4-Black Panther: Wakanda Forever
Ryan Coogler’s sequel to the 2018 mega-hit Black Panther was one of 2022’s most anticipated films. The original was tremendously well received, earned stupendous box office recognition, and coveted Oscar glory. Then came bewildering tragedy in 2020, sending the sequel into a creative tailspin. What would the movie be like without Chadwick Boseman? This created unusual anticipation for the teaser trailer released in the summer. The result, which incidentally borrows one of the tired trends referenced in the article linked above, is a touching, graceful hint at the emotionally taxing episode the recurring characters face.
3-Men teaser trailer
Let it be known that A24, the studio behind a plethora of brilliant independent horror films, knows how to market its forthcoming projects. A debate can be had about the merits or lack thereof of Alex Garland’s Men, but few who witnessed its teaser weren’t left intrigued. It artistically lifts from what may be the film’s seminal scene, with the protagonist creating echoes with her voice in a lonely countryside tunnel. Said echoes reverberate throughout the trailer, seemingly awakening the supernatural forces that will haunt her. It ends with what also might be considered the movie’s strongest moment.

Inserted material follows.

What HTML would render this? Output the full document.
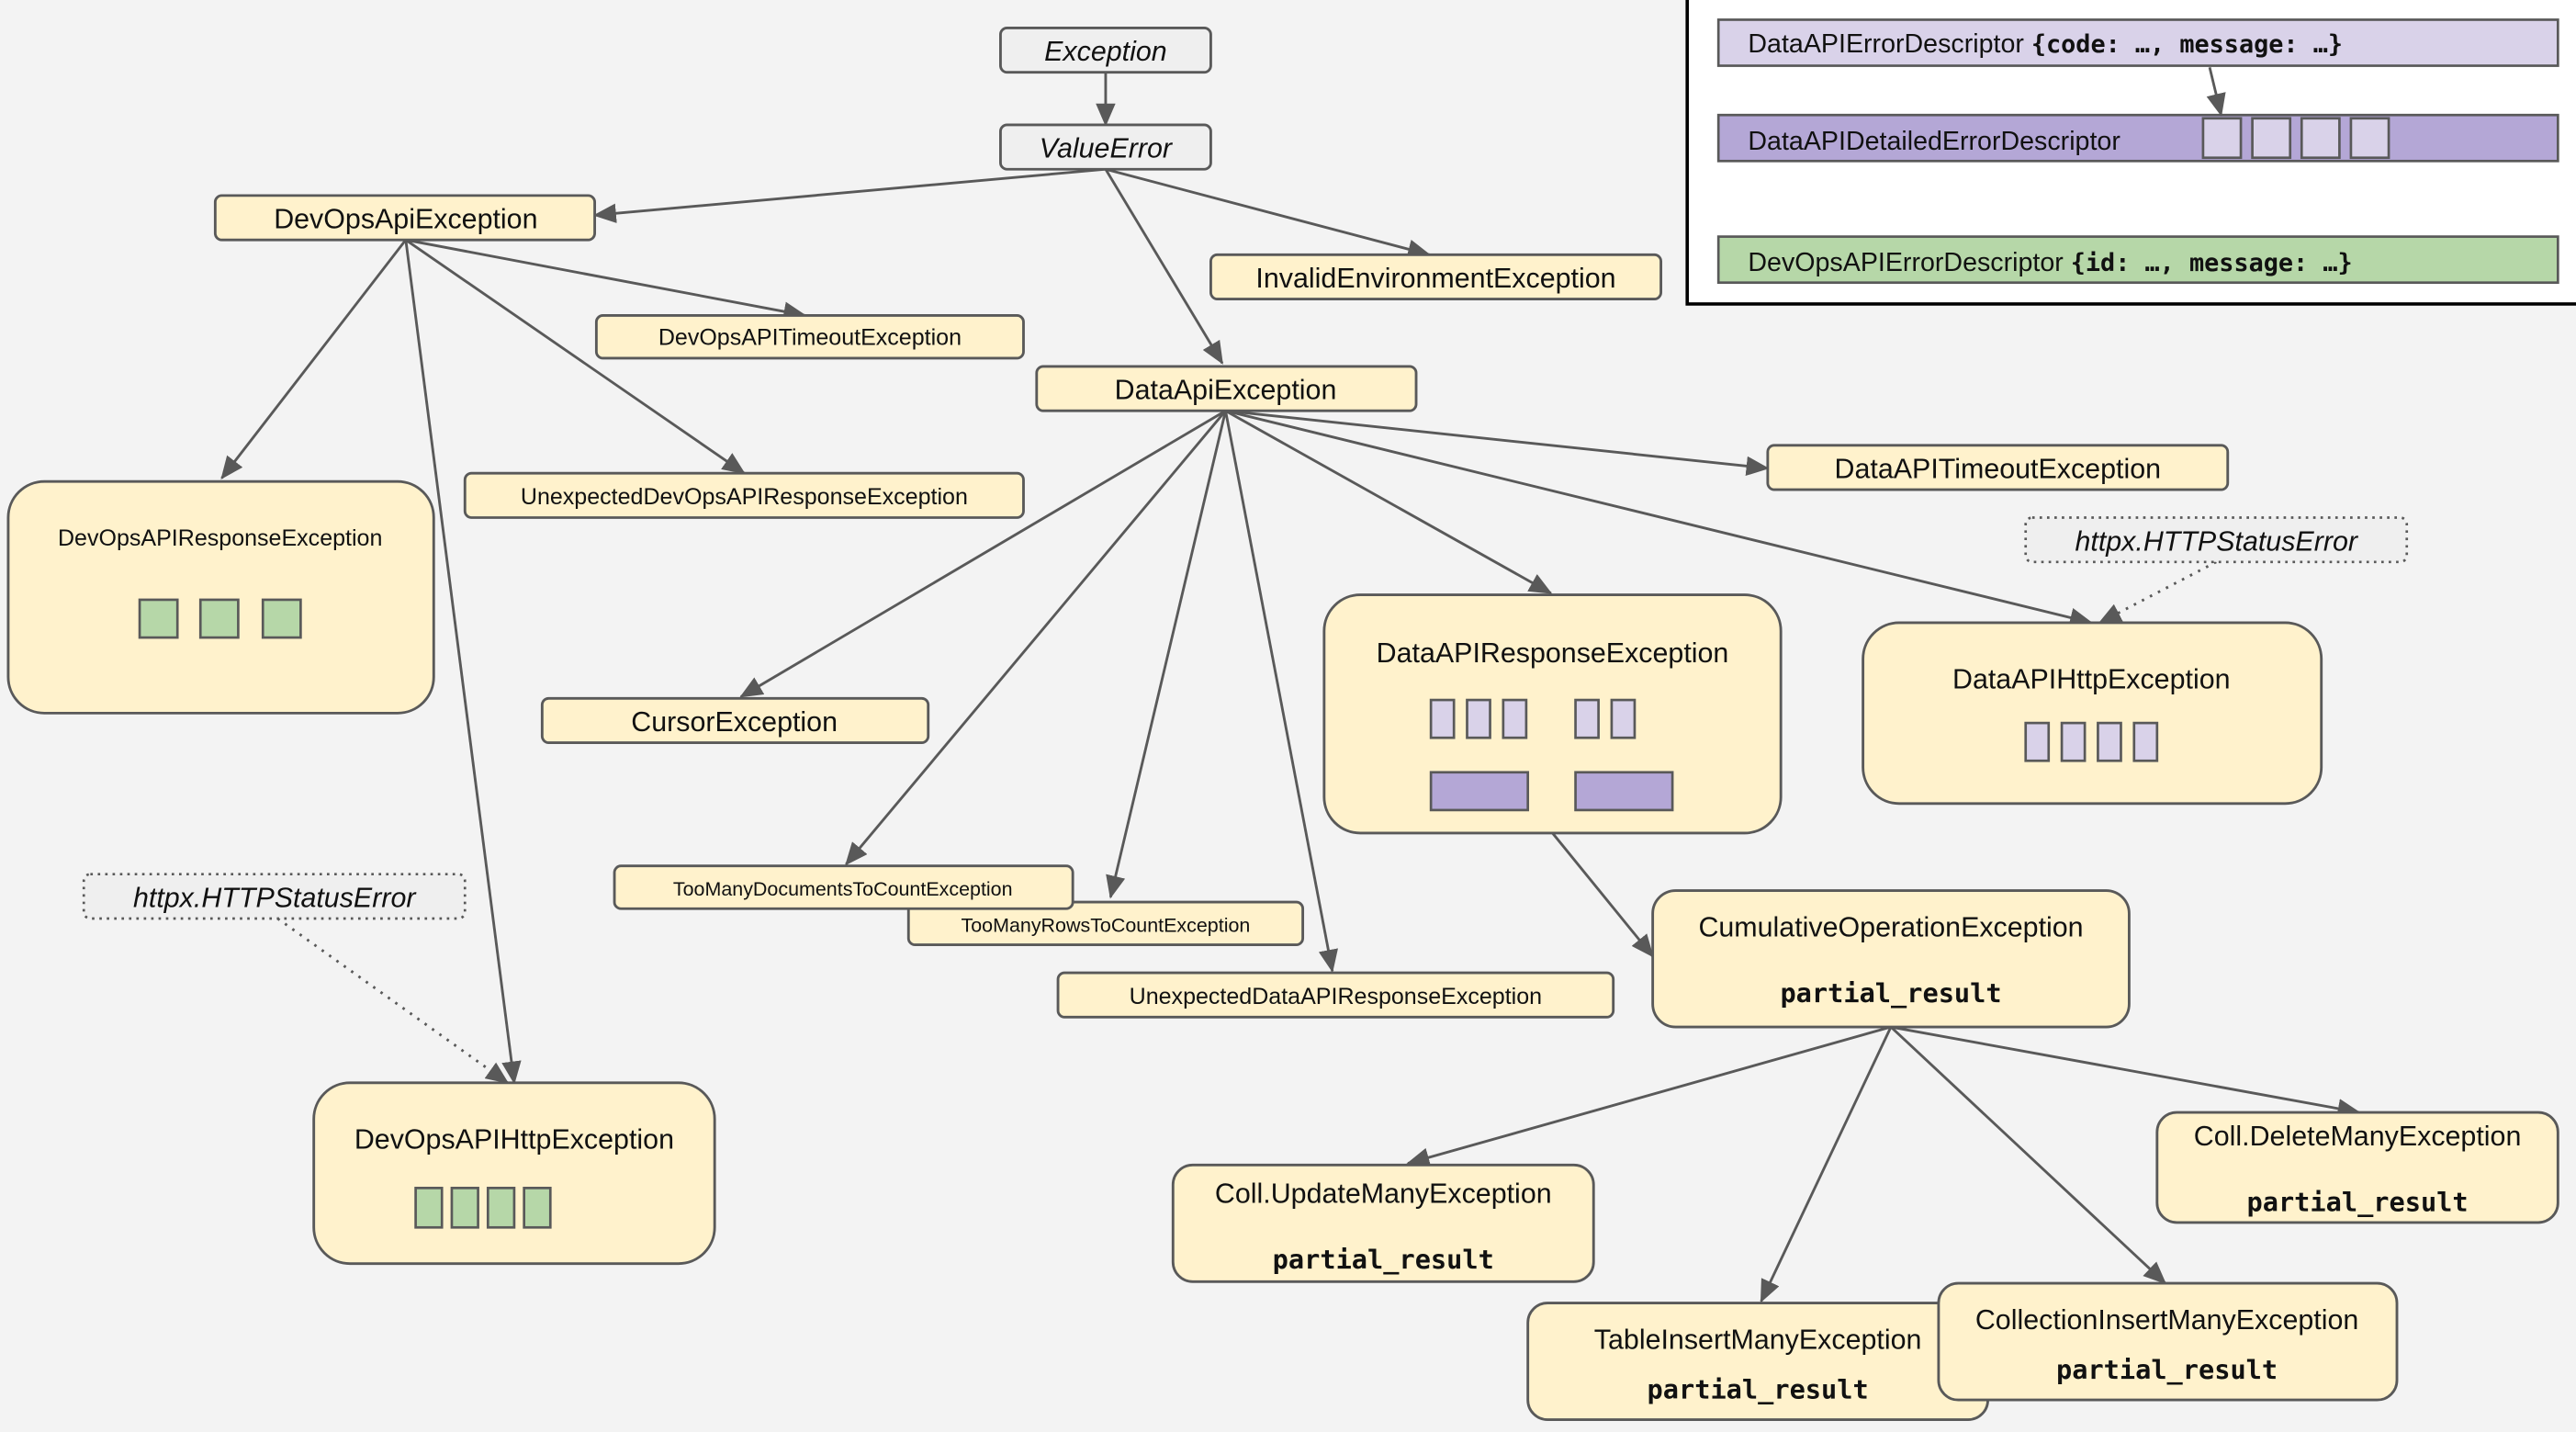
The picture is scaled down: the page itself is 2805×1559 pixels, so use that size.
<!DOCTYPE html>
<html><head><meta charset="utf-8"><style>
html,body{margin:0;padding:0;background:#f3f3f3;}
svg{display:block;}
text{font-family:"Liberation Sans",sans-serif;fill:#111;}
.m{font-family:"DejaVu Sans Mono","Liberation Mono",monospace;font-weight:bold;}
.b{fill:#fff2cc;stroke:#595959;stroke-width:1.6;}
.g{fill:#efefef;stroke:#595959;stroke-width:1.6;}
.e{stroke:#595959;stroke-width:1.6;fill:none;marker-end:url(#a);}
.d{stroke:#595959;stroke-width:1.6;fill:none;stroke-dasharray:1.5 4;marker-end:url(#a);}
.sq{fill:#b6d7a8;stroke:#595959;stroke-width:1.5;}
.lp{fill:#d9d2e9;stroke:#595959;stroke-width:1.5;}
.dp{fill:#b4a7d6;stroke:#595959;stroke-width:1.5;}
</style></head><body>
<svg width="2805" height="1559" viewBox="0 0 1568 871.5" preserveAspectRatio="none">
<defs><marker id="a" markerWidth="10" markerHeight="10" refX="9" refY="5" orient="auto" markerUnits="userSpaceOnUse" viewBox="0 0 10 10"><path d="M0,0 L10,5 L0,10 z" fill="#595959"/></marker>
<marker id="a2" markerWidth="14" markerHeight="12" refX="13" refY="6" orient="auto" markerUnits="userSpaceOnUse"><path d="M0,0 L14,6 L0,12 z" fill="#595959"/></marker></defs>
<rect width="1568" height="872" fill="#f3f3f3"/>
<style>.e,.d{marker-end:url(#a2);}</style>
<!-- legend -->
<rect x="1027" y="-5" width="550" height="190" fill="#fff" stroke="#000" stroke-width="2"/>
<rect x="1046" y="12" width="511" height="28" class="lp"/>
<text x="1064" y="32" font-size="16">DataAPIErrorDescriptor <tspan class="m" font-size="15">{code: …, message: …}</tspan></text>
<rect x="1046" y="70" width="511" height="28" class="dp"/>
<text x="1064" y="91" font-size="16">DataAPIDetailedErrorDescriptor</text>
<rect x="1341" y="72" width="23" height="24" class="lp"/><rect x="1371" y="72" width="23" height="24" class="lp"/><rect x="1401" y="72" width="23" height="24" class="lp"/><rect x="1431" y="72" width="23" height="24" class="lp"/>
<rect x="1046" y="144" width="511" height="28" class="sq"/>
<text x="1064" y="165" font-size="16">DevOpsAPIErrorDescriptor <tspan class="m" font-size="15">{id: …, message: …}</tspan></text>
<line x1="1345" y1="41" x2="1352" y2="70" class="e"/>
<!-- edges -->
<line x1="673" y1="44" x2="673" y2="76" class="e"/>
<line x1="673" y1="103" x2="362" y2="131" class="e"/>
<line x1="673" y1="103" x2="870" y2="155" class="e"/>
<line x1="673" y1="103" x2="744" y2="221" class="e"/>
<line x1="247" y1="146" x2="135" y2="291" class="e"/>
<line x1="247" y1="146" x2="490" y2="192" class="e"/>
<line x1="247" y1="146" x2="453" y2="288" class="e"/>
<line x1="247" y1="146" x2="313" y2="659" class="e"/>
<line x1="746" y1="250" x2="1076" y2="285" class="e"/>
<line x1="746" y1="250" x2="944" y2="361" class="e"/>
<line x1="746" y1="250" x2="1273" y2="379" class="e"/>
<line x1="746" y1="250" x2="451" y2="424" class="e"/>
<line x1="746" y1="250" x2="515" y2="526" class="e"/>
<line x1="746" y1="250" x2="676" y2="546" class="e"/>
<line x1="746" y1="250" x2="811" y2="591" class="e"/>
<line x1="945" y1="507" x2="1006" y2="582" class="e"/>
<line x1="1151" y1="625" x2="857" y2="708" class="e"/>
<line x1="1151" y1="625" x2="1436" y2="677" class="e"/>
<line x1="1151" y1="625" x2="1072" y2="792" class="e"/>
<line x1="1151" y1="625" x2="1318" y2="781" class="e"/>
<line x1="1349" y1="342" x2="1278" y2="379" class="d"/>
<line x1="169" y1="559" x2="309" y2="659" class="d"/>
<!-- nodes -->
<rect x="609" y="17" width="128" height="27" rx="4" class="g"/><text x="673" y="37" font-size="17" font-style="italic" text-anchor="middle">Exception</text>
<rect x="609" y="76" width="128" height="27" rx="4" class="g"/><text x="673" y="96" font-size="17" font-style="italic" text-anchor="middle">ValueError</text>
<rect x="131" y="119" width="231" height="27" rx="4" class="b"/><text x="247" y="139" font-size="17" text-anchor="middle">DevOpsApiException</text>
<rect x="737" y="155" width="274" height="27" rx="4" class="b"/><text x="874" y="175" font-size="17" text-anchor="middle">InvalidEnvironmentException</text>
<rect x="363" y="192" width="260" height="26" rx="4" class="b"/><text x="493" y="210" font-size="14" text-anchor="middle">DevOpsAPITimeoutException</text>
<rect x="631" y="223" width="231" height="27" rx="4" class="b"/><text x="746" y="243" font-size="17" text-anchor="middle">DataApiException</text>
<rect x="283" y="288" width="340" height="27" rx="4" class="b"/><text x="453" y="307" font-size="14" text-anchor="middle">UnexpectedDevOpsAPIResponseException</text>
<rect x="1076" y="271" width="280" height="27" rx="4" class="b"/><text x="1216" y="291" font-size="17" text-anchor="middle">DataAPITimeoutException</text>
<rect x="5" y="293" width="259" height="141" rx="22" class="b"/><text x="134" y="332" font-size="14" text-anchor="middle">DevOpsAPIResponseException</text>
<rect x="85" y="365" width="23" height="23" class="sq"/><rect x="122" y="365" width="23" height="23" class="sq"/><rect x="160" y="365" width="23" height="23" class="sq"/>
<rect x="1233" y="315" width="232" height="27" rx="4" fill="#efefef" stroke="#595959" stroke-width="1.5" stroke-dasharray="1.5 3"/><text x="1349" y="335" font-size="17" font-style="italic" text-anchor="middle">httpx.HTTPStatusError</text>
<rect x="330" y="425" width="235" height="27" rx="4" class="b"/><text x="447" y="445" font-size="17" text-anchor="middle">CursorException</text>
<rect x="806" y="362" width="278" height="145" rx="22" class="b"/><text x="945" y="403" font-size="17" text-anchor="middle">DataAPIResponseException</text>
<rect x="871" y="426" width="14" height="23" class="lp"/><rect x="893" y="426" width="14" height="23" class="lp"/><rect x="915" y="426" width="14" height="23" class="lp"/><rect x="959" y="426" width="14" height="23" class="lp"/><rect x="981" y="426" width="14" height="23" class="lp"/>
<rect x="871" y="470" width="59" height="23" class="dp"/><rect x="959" y="470" width="59" height="23" class="dp"/>
<rect x="1134" y="379" width="279" height="110" rx="22" class="b"/><text x="1273" y="419" font-size="17" text-anchor="middle">DataAPIHttpException</text>
<rect x="1233" y="440" width="14" height="23" class="lp"/><rect x="1255" y="440" width="14" height="23" class="lp"/><rect x="1277" y="440" width="14" height="23" class="lp"/><rect x="1299" y="440" width="14" height="23" class="lp"/>
<rect x="553" y="549" width="240" height="26" rx="4" class="b"/><text x="673" y="567" font-size="12" text-anchor="middle">TooManyRowsToCountException</text>
<rect x="374" y="527" width="279" height="26" rx="4" class="b"/><text x="513" y="545" font-size="12" text-anchor="middle">TooManyDocumentsToCountException</text>
<rect x="644" y="592" width="338" height="27" rx="4" class="b"/><text x="813" y="611" font-size="14" text-anchor="middle">UnexpectedDataAPIResponseException</text>
<rect x="1006" y="542" width="290" height="83" rx="14" class="b"/><text x="1151" y="570" font-size="17" text-anchor="middle">CumulativeOperationException</text><text x="1151" y="610" font-size="16" class="m" text-anchor="middle">partial_result</text>
<rect x="51" y="532" width="232" height="27" rx="4" fill="#efefef" stroke="#595959" stroke-width="1.5" stroke-dasharray="1.5 3"/><text x="167" y="552" font-size="17" font-style="italic" text-anchor="middle">httpx.HTTPStatusError</text>
<rect x="191" y="659" width="244" height="110" rx="22" class="b"/><text x="313" y="699" font-size="17" text-anchor="middle">DevOpsAPIHttpException</text>
<rect x="253" y="723" width="16" height="24" class="sq"/><rect x="275" y="723" width="16" height="24" class="sq"/><rect x="297" y="723" width="16" height="24" class="sq"/><rect x="319" y="723" width="16" height="24" class="sq"/>
<rect x="1313" y="677" width="244" height="67" rx="12" class="b"/><text x="1435" y="697" font-size="17" text-anchor="middle">Coll.DeleteManyException</text><text x="1435" y="737" font-size="16" class="m" text-anchor="middle">partial_result</text>
<rect x="714" y="709" width="256" height="71" rx="12" class="b"/><text x="842" y="732" font-size="17" text-anchor="middle">Coll.UpdateManyException</text><text x="842" y="772" font-size="16" class="m" text-anchor="middle">partial_result</text>
<rect x="930" y="793" width="280" height="71" rx="12" class="b"/><text x="1070" y="821" font-size="17" text-anchor="middle">TableInsertManyException</text><text x="1070" y="851" font-size="16" class="m" text-anchor="middle">partial_result</text>
<rect x="1180" y="781" width="279" height="71" rx="12" class="b"/><text x="1319" y="809" font-size="17" text-anchor="middle">CollectionInsertManyException</text><text x="1319" y="839" font-size="16" class="m" text-anchor="middle">partial_result</text>
</svg>
</body></html>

Todd Field’s picture promises tension and eeriness with a story about an accomplished orchestra composer and conductor (Cate Blanchett) experiencing psychological turmoil. At first glance, the trailer appears to serve its purpose as so many others do for thrillers. It starts slow, eventually accelerating the visual montage with an aural onslaught. Camouflaged cleverness is at play. The opening third plays out just a bit longer than one might expect, with a Q&A host verbosely introducing the titular maestro. The trailer suggests that the protagonist is particularly sensitive to sound, as any sound can be considered musical in some capacity. Cue bold editing from eerie, non-diegetic sounds to revelations of the very ordinary things producing them as tense instrumental notes howl.
1-Nope teaser trailer
At this stage, audiences should have an idea of what to expect from writer-director Jordan Peele. In a nutshell, to expect the unexpected. However much they vary in quality, they are all unique, idiosyncratic pieces of work. Get Out announced his arrival on the scene as a director, Us revealed that he wasn’t a one-trick pony, so people waited with bated breath for Nope. Its teaser trailer didn’t disappoint. With a brief introduction of the characters and their world, viewers are quickly shown that something about the land where their ranch is situated is askew. What? We don’t know. The icing on the cake is the classy way in which Jordan Peel’s credit scrolls into the picture. The film, as much as Jordan Peele’s brand, is advertised.